I am ok with x64 part, how about sparc and powerpc?

As previously discussed it will improve performance due to smaller
icache pressure.

Its change that would never hurt as you could implement one of memcpy and mempcpy with other so they are few cycles apart.

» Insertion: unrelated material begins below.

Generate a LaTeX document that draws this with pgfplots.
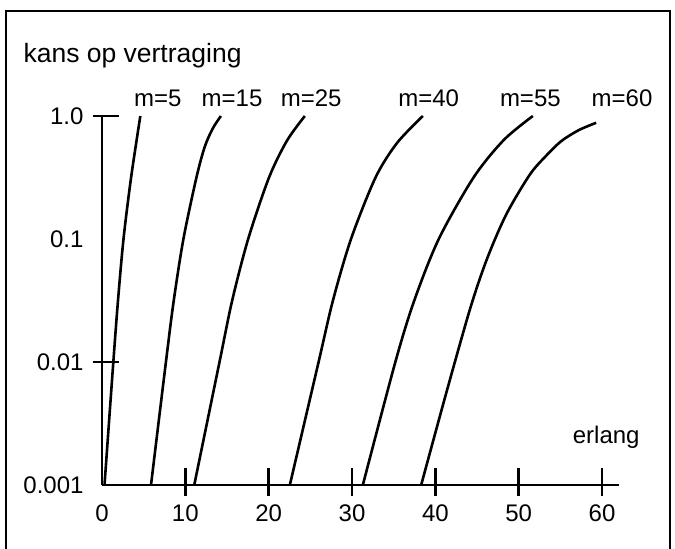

Only way this could hurt is when one of mempcpy arguments isn't used
after call and that causes unnecessary spill.
  

Patch

diff --git a/sysdeps/aarch64/bits/string.h b/sysdeps/aarch64/bits/string.h
new file mode 100644
index 0000000..b0dacd6
--- /dev/null
+++ b/sysdeps/aarch64/bits/string.h
@@ -0,0 +1,50 @@ 
+/* Optimized, inlined string functions.  AArch64 version.
+   Copyright (C) 2015 Free Software Foundation, Inc.
+   This file is part of the GNU C Library.
+
+   The GNU C Library is free software; you can redistribute it and/or
+   modify it under the terms of the GNU Lesser General Public
+   License as published by the Free Software Foundation; either
+   version 2.1 of the License, or (at your option) any later version.
+
+   The GNU C Library is distributed in the hope that it will be useful,
+   but WITHOUT ANY WARRANTY; without even the implied warranty of
+   MERCHANTABILITY or FITNESS FOR A PARTICULAR PURPOSE.  See the GNU
+   Lesser General Public License for more details.
+
+   You should have received a copy of the GNU Lesser General Public
+   License along with the GNU C Library; if not, see
+   <http://www.gnu.org/licenses/>.  */
+
+#ifndef _STRING_H
+# error "Never use <bits/string.h> directly; include <string.h> instead."
+#endif
+
+/* AArch64 implementations support efficient unaligned access.  */
+#define _STRING_ARCH_unaligned 1
+
+#if !defined __NO_STRING_INLINES
+
+# ifndef __STRING_INLINE
+#  ifndef __extern_inline
+#   define __STRING_INLINE inline
+#  else
+#   define __STRING_INLINE __extern_inline
+#  endif
+# endif
+
+# ifdef __USE_GNU
+#  define _HAVE_STRING_ARCH_mempcpy 1
+#  define mempcpy(dest, src, n) __mempcpy_inline (dest, src, n)
+#  define __mempcpy(dest, src, n) __mempcpy_inline (dest, src, n)
+
+__STRING_INLINE void *
+__mempcpy_inline (void *__restrict __dest,
+		  const void *__restrict __src, size_t __n)
+{
+  return memcpy (__dest, __src, __n) + __n;
+}
+
+# endif
+
+#endif